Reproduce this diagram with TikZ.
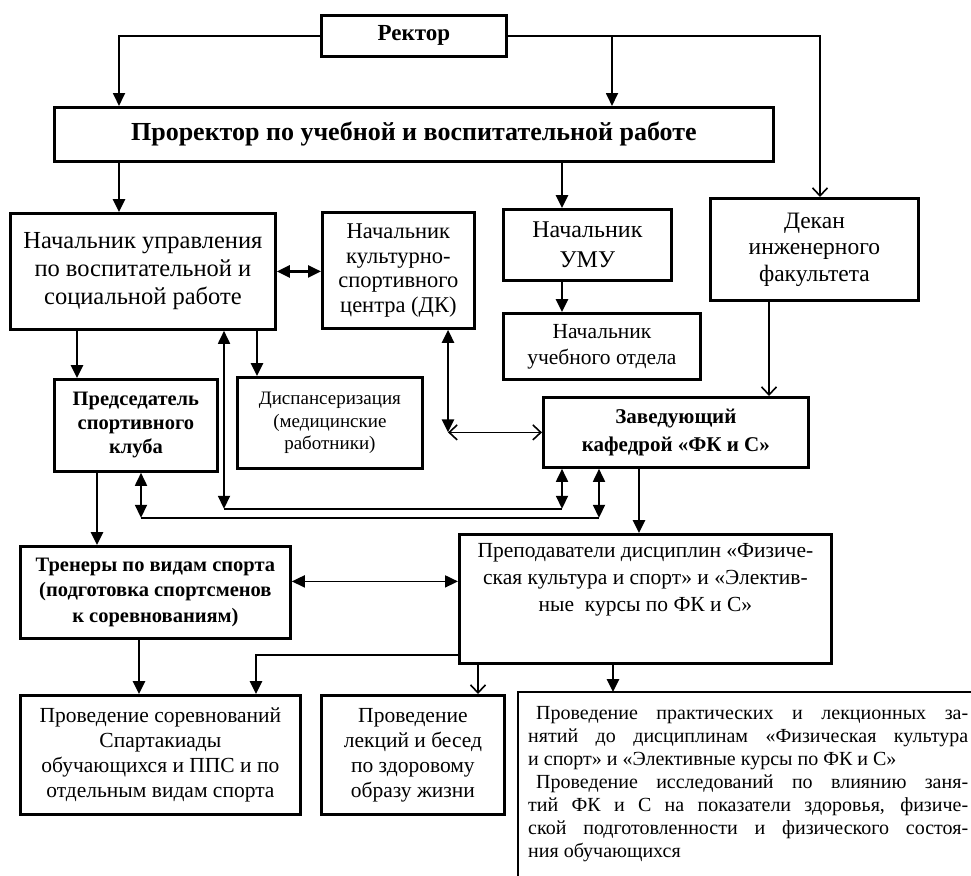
\documentclass[tikz,border=0pt]{standalone}
\usepackage{fontspec}
\setmainfont{Liberation Serif}
\usetikzlibrary{arrows.meta}
\newcommand\fsz[2]{\fontsize{#1}{#2}\selectfont}
\tikzset{
  box/.style={draw, line width=2.8pt, inner sep=0pt, anchor=north west, align=center},
  con/.style={line width=1.8pt},
  conT/.style={line width=2.6pt},
  fa/.style={-{Triangle[length=13pt,width=12pt]}},
  fab/.style={{Triangle[length=13pt,width=12pt]}-{Triangle[length=13pt,width=12pt]}},
  oa/.style={-{Straight Barb[length=8pt,width=15pt,line width=1.6pt]}},
  oab/.style={{Straight Barb[length=8pt,width=15pt,line width=1.6pt]}-{Straight Barb[length=8pt,width=15pt,line width=1.6pt]}},
}
\begin{document}
\begin{tikzpicture}[x=1pt,y=-1pt]
\useasboundingbox[fill=white] (0,0) rectangle (971,875);

% boxes
\node[box, minimum width=185pt, minimum height=41pt, font=\fsz{23}{26}\bfseries] (rector) at (320,14) {Ректор};
\node[box, minimum width=719pt, minimum height=54pt, font=\fsz{26}{30}\bfseries] (prorector) at (53,106) {Проректор по учебной и воспитательной работе};
\node[box, minimum width=265pt, minimum height=116pt, font=\fsz{24.5}{28}] (upr) at (9,212) {Начальник управления\\по воспитательной и\\социальной работе};
\node[box, minimum width=152pt, minimum height=116pt, font=\fsz{22.5}{24.5}] (dk) at (321,211) {Начальник\\культурно-\\спортивного\\центра (ДК)};
\node[box, minimum width=168pt, minimum height=71pt, font=\fsz{24}{30}] (umu) at (502,208) {Начальник\\УМУ};
\node[box, minimum width=197pt, minimum height=66pt, font=\fsz{21.5}{26}] (uchotd) at (502,312) {Начальник\\учебного отдела};
\node[box, minimum width=208pt, minimum height=102pt, font=\fsz{23.5}{26.5}] (dekan) at (709,197) {Декан\\инженерного\\факультета};
\node[box, minimum width=265pt, minimum height=70pt, font=\fsz{21}{28}\bfseries] (zav) at (542,396) {Заведующий\\кафедрой «ФК и С»};
\node[box, minimum width=163pt, minimum height=92pt, font=\fsz{20.5}{24}\bfseries] (pred) at (53,378) {Председатель\\спортивного\\клуба};
\node[box, minimum width=185pt, minimum height=91pt, font=\fsz{19}{22.5}] (disp) at (236,376) {Диспансеризация\\(медицинские\\работники)};
\node[box, minimum width=270pt, minimum height=92pt, font=\fsz{20.5}{25.5}\bfseries] (trener) at (19,545) {Тренеры по видам спорта\\(подготовка спортсменов\\к соревнованиям)};
\node[box, minimum width=372pt, minimum height=129pt] (prep) at (458,533) {};
\node[anchor=north, inner sep=0pt, align=center, font=\fsz{21.5}{27}] (prepT) at ([yshift=-10pt]prep.north) {Преподаватели дисциплин «Физиче-\\ская культура и спорт» и «Электив-\\ные\ \ курсы по ФК и С»};
\node[box, minimum width=280pt, minimum height=119pt, font=\fsz{21.5}{25}] (sorev) at (19,694) {Проведение соревнований\\Спартакиады\\обучающихся и ППС и по\\отдельным видам спорта};
\node[box, minimum width=183pt, minimum height=119pt, font=\fsz{21.5}{25}] (lekc) at (320,694) {Проведение\\лекций и бесед\\по здоровому\\образу жизни};
\node[inner sep=0pt, anchor=north west, minimum width=470pt, minimum height=200pt] (big) at (518,692) {};
\draw[line width=2.8pt] (big.south west) -- (big.north west) -- (big.north east);
\node[anchor=north west, inner sep=0pt, align=left, font=\fsz{20}{23}] (bigT) at (528,706) {%
\makebox[440pt][s]{\hspace{8pt}Проведение практических и лекционных за-}\\
\makebox[440pt][s]{нятий до дисциплинам «Физическая культура}\\
и спорт» и «Элективные курсы по ФК и С»\\
\makebox[440pt][s]{\hspace{8pt}Проведение исследований по влиянию заня-}\\
\makebox[440pt][s]{тий ФК и С на показатели здоровья, физиче-}\\
\makebox[440pt][s]{ской подготовленности и физического состоя-}\\
ния обучающихся};

% connectors
\coordinate (pA) at ([xshift=66pt]prorector.north west);
\draw[con,fa] (rector.west) -| (pA);
\draw[con,oa] (rector.east) -| ([xshift=111pt]dekan.north west);
\coordinate (pB) at ([xshift=559pt]prorector.north west);
\draw[con,fa] (pB |- rector.east) -- (pB);
\coordinate (pC) at ([xshift=66pt]prorector.south west);
\draw[conT,fa] (pC) -- (pC |- upr.north);
\coordinate (pD) at ([xshift=60pt]umu.north west);
\draw[conT,fa] (pD |- prorector.south) -- (pD);
\draw[conT,fab] (upr.east) -- (upr.east -| dk.west);
\coordinate (pE) at ([xshift=60pt]umu.south west);
\draw[conT,fa] (pE) -- (pE |- uchotd.north);
\coordinate (pF) at ([xshift=60pt]dekan.south west);
\draw[con,oa] (pF) -- (pF |- zav.north);
\coordinate (pG) at ([xshift=68pt]upr.south west);
\draw[conT,fa] (pG) -- (pG |- pred.north);
\coordinate (pH) at ([xshift=21pt]disp.north west);
\draw[conT,fa] (pH |- upr.south) -- (pH);
% upr <-> zav
\coordinate (k1) at ([xshift=215pt]upr.south west);
\coordinate (k2) at ([yshift=-178pt]k1);
\coordinate (k4) at ([xshift=20pt]zav.south west);
\draw[con,fab] (k1) -- (k2);
\draw[con] (k2) -- (k2 -| k4);
\draw[con,fab] (k2 -| k4) -- (k4);
% pred <-> zav
\coordinate (l1) at ([xshift=88pt]pred.south west);
\coordinate (l2) at ([yshift=-45pt]l1);
\coordinate (l4) at ([xshift=57pt]zav.south west);
\draw[con,fab] (l1) -- (l2);
\draw[con] (l2) -- (l2 -| l4);
\draw[con,fab] (l2 -| l4) -- (l4);
% dk <-> zav
\coordinate (m1) at ([xshift=127pt]dk.south west);
\draw[conT,fab] (m1) -- (m1 |- zav.west);
\draw[con,oab] (m1 |- zav.west) -- (zav.west);
% pred -> trener
\coordinate (n1) at ([xshift=44pt]pred.south west);
\draw[conT,fa] (n1) -- (n1 |- trener.north);
\coordinate (o1) at ([yshift=11pt]trener.east);
\draw[con,fab] (o1) -- (o1 -| prep.west);
\coordinate (p1) at ([xshift=97pt]zav.south west);
\draw[conT,fa] (p1) -- (p1 |- prep.north);
\coordinate (q1) at ([xshift=120pt]trener.south west);
\draw[conT,fa] (q1) -- (q1 |- sorev.north);
\coordinate (r1) at ([xshift=237pt]sorev.north west);
\draw[conT,fa] ([yshift=10pt]prep.south west) -| (r1);
\coordinate (s1) at ([xshift=20pt]prep.south west);
\draw[con,oa] (s1) -- (s1 |- lekc.north);
\coordinate (t1) at ([xshift=155pt]prep.south west);
\draw[conT,fa] (t1) -- (t1 |- big.north);
\end{tikzpicture}
\end{document}
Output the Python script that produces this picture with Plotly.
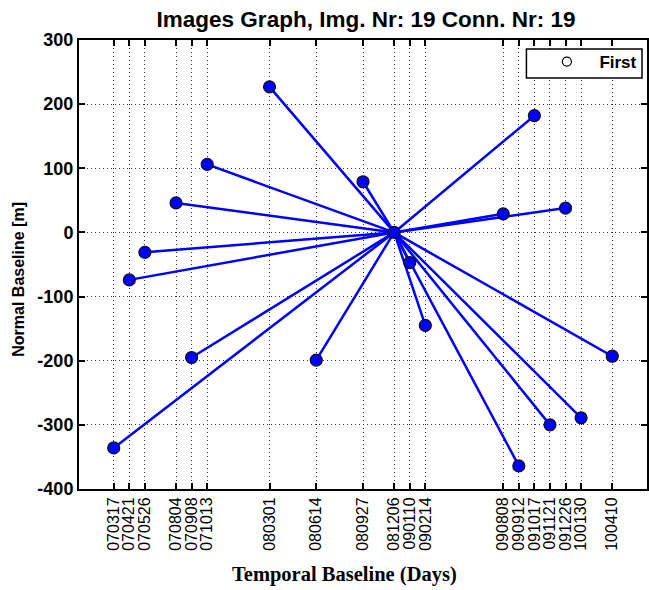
import plotly.graph_objects as go

# ---- data ----
acq_dates = ["070317", "070421", "070526", "070804", "070908", "071013",
             "080301", "080614", "080927", "081206", "090110", "090214",
             "090808", "090912", "091017", "091121", "091226", "100130", "100410"]
normal_baseline = [-336, -74, -31, 46, -195, 106,
                   227, -199, 79, 0, -47, -145,
                   29, -364, 182, -300, 38, -289, -193]
master_date = "081206"
y_ticks = [300, 200, 100, 0, -100, -200, -300, -400]
title_text = "Images Graph, Img. Nr: 19 Conn. Nr: 19"
x_title = "Temporal Baseline (Days)"
y_title = "Normal Baseline [m]"
legend_label = "First"


def iso(d):
    return "20%s-%s-%s" % (d[0:2], d[2:4], d[4:6])


x_iso = [iso(d) for d in acq_dates]
m_idx = acq_dates.index(master_date)
mx, my = x_iso[m_idx], normal_baseline[m_idx]

# connection lines master -> each slave
lx, ly = [], []
for xd, yv in zip(x_iso, normal_baseline):
    if xd == mx:
        continue
    lx += [mx, xd, None]
    ly += [my, yv, None]

BLUE = "#0000ff"
fig = go.Figure()
fig.add_trace(go.Scatter(x=lx, y=ly, mode="lines",
                         line=dict(color=BLUE, width=2.5),
                         showlegend=False, hoverinfo="skip"))
fig.add_trace(go.Scatter(x=x_iso, y=normal_baseline, mode="markers",
                         marker=dict(color=BLUE, size=12,
                                     line=dict(color="#101010", width=1.2)),
                         showlegend=False))
fig.add_trace(go.Scatter(x=[None], y=[None], mode="markers", name=legend_label,
                         marker=dict(symbol="circle-open", color="black", size=9,
                                     line=dict(width=1.2))))

W, H = 649, 590
PL, PT, PB, PR = 79, 40, 489, 649          # plot area in page pixels
pw = PR - PL
ph = PB - PT


def px(xp):   # page x -> paper x
    return (xp - PL) / pw


def py(yp):   # page y -> paper y
    return (PB - yp) / ph


fig.update_layout(
    width=W, height=H,
    margin=dict(l=PL, r=W - PR, t=PT, b=H - PB),
    paper_bgcolor="white", plot_bgcolor="white",
    font=dict(family="Liberation Sans, Arial, sans-serif", color="black"),
    title=dict(text=title_text, x=366 / W, xanchor="center",
               y=1 - 19 / H, yanchor="middle", yref="container",
               font=dict(size=22.5, weight="bold", color="black")),
    showlegend=True,
    legend=dict(x=px(536), xanchor="left", y=py(44), yanchor="top",
                bgcolor="rgba(0,0,0,0)", borderwidth=0,
                font=dict(size=17, weight="bold", color="black"),
                itemwidth=55, tracegroupgap=0),
)

# legend frame
fig.add_shape(type="rect", xref="paper", yref="paper",
              x0=px(528), x1=px(644), y0=py(78), y1=py(49),
              fillcolor="white", line=dict(color="black", width=1.5),
              layer="above")

fig.update_xaxes(
    type="date", range=["2006-12-29", "2010-06-27"],
    tickmode="array", tickvals=x_iso, ticktext=acq_dates,
    tickangle=-90, tickfont=dict(size=16, color="black"),
    ticks="inside", ticklen=6, tickwidth=1.5, tickcolor="black",
    showline=True, linecolor="black", linewidth=2, mirror="ticks",
    showgrid=True, gridcolor="#333333", gridwidth=1, griddash="1px,3px",
    zeroline=False,
)
fig.update_yaxes(
    range=[-400, 300], tickmode="array", tickvals=y_ticks,
    ticktext=[str(v) for v in y_ticks],
    tickfont=dict(size=18, weight="bold", color="black"),
    ticks="inside", ticklen=6, tickwidth=1.5, tickcolor="black",
    showline=True, linecolor="black", linewidth=2, mirror="ticks",
    showgrid=True, gridcolor="#333333", gridwidth=1, griddash="1px,3px",
    zeroline=False,
)

fig.add_annotation(text=x_title, xref="paper", yref="paper",
                   x=px(345), y=py(574),
                   xanchor="center", yanchor="middle", showarrow=False,
                   font=dict(family="Liberation Serif, Times New Roman, serif",
                             size=20.5, weight="bold", color="black"))
fig.add_annotation(text=y_title, xref="paper", yref="paper",
                   x=px(17.5), y=py(279), textangle=-90,
                   xanchor="center", yanchor="middle", showarrow=False,
                   font=dict(size=16, weight="bold", color="black"))

# remove the default 8px page margin so the figure fills the window exactly
fig.write_html("out.html",
               config={"displayModeBar": False},
               post_script="document.body.style.margin='0';"
                           "document.documentElement.style.overflow='hidden';")
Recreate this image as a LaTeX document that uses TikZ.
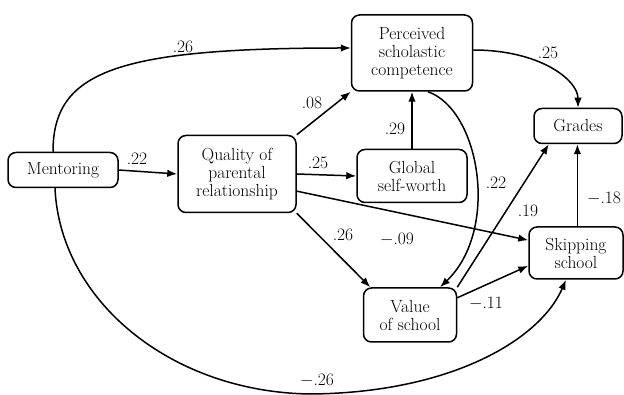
\documentclass[tikz,border=0pt]{standalone}
\usepackage{tikz}
\usetikzlibrary{arrows.meta}

\begin{document}
\begin{tikzpicture}
[x=1pt,y=-1pt,
  arrowDecorate/.style={-{Latex[length=10pt,width=7.5pt]},line width=1.5pt},%
  boxDecorate/.style={shape=rectangle,rounded corners=8pt,draw,line width=1.5pt,
    align=center,inner sep=1pt,font=\fontsize{17.5}{18}\selectfont},
  labelDecorate/.style={inner sep=1pt,font=\fontsize{17.5}{18}\selectfont}]
\useasboundingbox (0,0) rectangle (624,395);
%% boxes
\foreach \nodename/\x/\y/\w/\h/\txt in {
  M/63/170/110/35/{Mentoring},
  Q/237/174/118/77/{Quality of\\parental\\relationship},
  P/412/53/121/76/{Perceived\\scholastic\\competence},
  Gr/578/126/88/35/{Grades},
  G/412/176/110/53/{Global\\self-worth},
  V/410/315/93/54/{Value\\of school},
  S/576/253/94/52/{Skipping\\school}}
{
  \node (\nodename) at (\x,\y) [boxDecorate,minimum width=\w pt,minimum height=\h pt] {\txt};
}
%% straight paths
\foreach \startnode/\endnode in {
  M.east/Q.west, Q.north east/P.south west, Q.east/G.west, G.north/P.south,
  Q.-16/S.165, Q.south east/V.145, V.north east/Gr.-148, V.20/S.195}
{
  \draw[arrowDecorate] (\startnode) -- (\endnode);
}
\draw[arrowDecorate] (S.87) -- (S.87 |- Gr.south);
%% curved paths
\draw[arrowDecorate] ([xshift=-10pt]M.north) .. controls (53,72) and (115,48) .. ([yshift=5pt]P.west);
\draw[arrowDecorate] ([yshift=3pt]P.east) .. controls (540,50) and (578,80) .. (Gr.north);
\draw[arrowDecorate] ([xshift=16pt]P.south) .. controls (480,110) and (500,230) .. ([xshift=30pt]V.north);
\draw[arrowDecorate] ([xshift=-8pt]M.south) .. controls (60,300) and (170,392) .. (310,394)
  .. controls (450,393) and (540,340) .. ([xshift=-10pt]S.south);
%% path labels
\foreach \labelname/\x/\y/\txt in {
  lMQ/137/159/{.22}, lMP/183/47/{.26}, lQP/312/103/{.08}, lQG/318/163/{.25},
  lGP/395/129/{.29}, lPGr/548/53/{.25}, lPV/496/183/{.22}, lVGr/528/211/{.19},
  lSGr/604/198/{$-$.18}, lQS/397/239/{$-$.09}, lQV/343/235/{.26},
  lVS/486/303/{$-$.11}, lMS/317/380/{$-$.26}}
{
  \node (\labelname) at (\x,\y) [labelDecorate] {\txt};
}
\end{tikzpicture}
\end{document}
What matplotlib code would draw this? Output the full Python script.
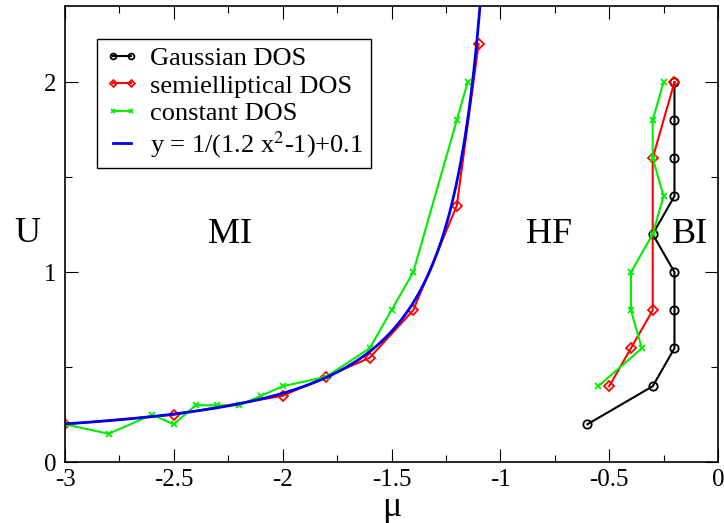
import numpy as np
import matplotlib
matplotlib.use("Agg")
import matplotlib.pyplot as plt
from matplotlib.ticker import MultipleLocator

plt.rcParams['font.family'] = ['Liberation Serif', 'DejaVu Serif']
plt.rcParams['axes.unicode_minus'] = False
plt.rcParams['mathtext.fontset'] = 'stix'

# Gaussian DOS (one branch)
gauss_mu = [-0.2, -0.2, -0.2, -0.2, -0.3, -0.2, -0.2, -0.2, -0.3, -0.6]
gauss_U = [2.0, 1.8, 1.6, 1.4, 1.2, 1.0, 0.8, 0.6, 0.4, 0.2]

# semielliptical DOS: MI branch and BI branch
semi_mu_left = [-3.0, -2.5, -2.0, -1.8, -1.6, -1.4, -1.2, -1.1]
semi_U_left = [0.2, 0.25, 0.35, 0.45, 0.55, 0.8, 1.35, 2.2]
semi_mu_right = [-0.2, -0.3, -0.3, -0.4, -0.5]
semi_U_right = [2.0, 1.6, 0.8, 0.6, 0.4]

# constant DOS: MI branch and BI branch
const_mu_left = [-3.0, -2.8, -2.6, -2.5, -2.4, -2.3, -2.2, -2.1, -2.0, -1.8,
                 -1.6, -1.5, -1.4, -1.2, -1.15]
const_U_left = [0.2, 0.15, 0.25, 0.2, 0.3, 0.3, 0.3, 0.35, 0.4, 0.45,
                0.6, 0.8, 1.0, 1.8, 2.0]
const_mu_right = [-0.25, -0.3, -0.3, -0.25, -0.3, -0.4, -0.4, -0.35, -0.55]
const_U_right = [2.0, 1.8, 1.6, 1.4, 1.2, 1.0, 0.8, 0.6, 0.4]

# fit curve from the legend: y = 1/(1.2 x^2 - 1) + 0.1
fit_mu = np.linspace(-3.0, -1.09, 400)
fit_U = 1.0 / (1.2 * fit_mu ** 2 - 1.0) + 0.1

region_labels = ["MI", "HF", "BI"]
region_mu = [-2.24, -0.777, -0.128]
region_U = [1.2, 1.2, 1.2]

fig = plt.figure(figsize=(7.24, 5.23), dpi=100)
ax = fig.add_axes([65 / 724, 1 - 462.3 / 523, (718 - 65) / 724, (462.3 - 6) / 523])

lw = 1.5
green = '#00ee00'
ax.plot(gauss_mu, gauss_U, color='black', lw=lw, marker='o', ms=6,
        mfc='none', mec='black', mew=1.3, label='Gaussian DOS')
ax.plot(semi_mu_left, semi_U_left, color='red', lw=lw, marker='D', ms=5,
        mfc='none', mec='red', mew=1.3, label='semielliptical DOS')
ax.plot(semi_mu_right, semi_U_right, color='red', lw=lw, marker='D', ms=5,
        mfc='none', mec='red', mew=1.3)
ax.plot(const_mu_left, const_U_left, color=green, lw=lw, marker='x', ms=5,
        mec=green, mew=1.3, label='constant DOS')
ax.plot(const_mu_right, const_U_right, color=green, lw=lw, marker='x', ms=5,
        mec=green, mew=1.3)
ax.plot(fit_mu, fit_U, color='#0000ee', lw=2.0,
        label=r'y = 1/(1.2 x$^{2}$-1)+0.1')

for t, x, y in zip(region_labels, region_mu, region_U):
    ax.text(x, y, t, fontsize=26, ha='center', va='center')

ax.set_xlim(-3, 0)
ax.set_ylim(0, 2.4)
ax.xaxis.set_major_locator(MultipleLocator(0.5))
ax.xaxis.set_minor_locator(MultipleLocator(0.25))
ax.yaxis.set_major_locator(MultipleLocator(1))
ax.yaxis.set_minor_locator(MultipleLocator(0.5))
ax.set_xticks([-3, -2.5, -2, -1.5, -1, -0.5, 0])
ax.set_xticklabels(['-3', '-2.5', '-2', '-1.5', '-1', '-0.5', '0'])
ax.set_yticks([0, 1, 2])
ax.set_yticklabels(['0', '1', '2'])

ax.tick_params(which='both', direction='in', top=True, right=True,
               labelsize=18, width=0.8)
ax.tick_params(which='major', length=9.5)
ax.tick_params(which='minor', length=4.7)
ax.tick_params(axis='x', which='major', pad=5)
ax.tick_params(axis='y', which='major', pad=6)
for s in ax.spines.values():
    s.set_linewidth(1.2)

ax.set_xlabel('μ', fontsize=26)
ax.xaxis.set_label_coords(0.5, -0.098)
ax.xaxis.label.set_va('center')
ax.set_ylabel('U', fontsize=26, rotation=0)
ax.yaxis.set_label_coords(-0.058, 0.502)
ax.yaxis.label.set_va('center')
ax.yaxis.label.set_ha('center')

leg = ax.legend(loc='upper left', bbox_to_anchor=(0.049, 0.928),
                borderaxespad=0, fontsize=19, frameon=True, fancybox=False,
                edgecolor='black', framealpha=1, numpoints=2,
                handlelength=1.3, handletextpad=0.4, labelspacing=0.15,
                borderpad=0.3, markerscale=0.7)
leg.get_frame().set_linewidth(1.0)

fig.savefig('out.png', dpi=100)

◇ ◇ ◇ ◇ ◇

_TASK GOAL_
Stop after the line containing "(0,0) rectangle (971,875);": copy the records exactly from the first line up to there, leaving pictures out.

_EXERCISE RESPONSE_
Reproduce this diagram with TikZ.
\documentclass[tikz,border=0pt]{standalone}
\usepackage{fontspec}
\setmainfont{Liberation Serif}
\usetikzlibrary{arrows.meta}
\newcommand\fsz[2]{\fontsize{#1}{#2}\selectfont}
\tikzset{
  box/.style={draw, line width=2.8pt, inner sep=0pt, anchor=north west, align=center},
  con/.style={line width=1.8pt},
  conT/.style={line width=2.6pt},
  fa/.style={-{Triangle[length=13pt,width=12pt]}},
  fab/.style={{Triangle[length=13pt,width=12pt]}-{Triangle[length=13pt,width=12pt]}},
  oa/.style={-{Straight Barb[length=8pt,width=15pt,line width=1.6pt]}},
  oab/.style={{Straight Barb[length=8pt,width=15pt,line width=1.6pt]}-{Straight Barb[length=8pt,width=15pt,line width=1.6pt]}},
}
\begin{document}
\begin{tikzpicture}[x=1pt,y=-1pt]
\useasboundingbox[fill=white] (0,0) rectangle (971,875);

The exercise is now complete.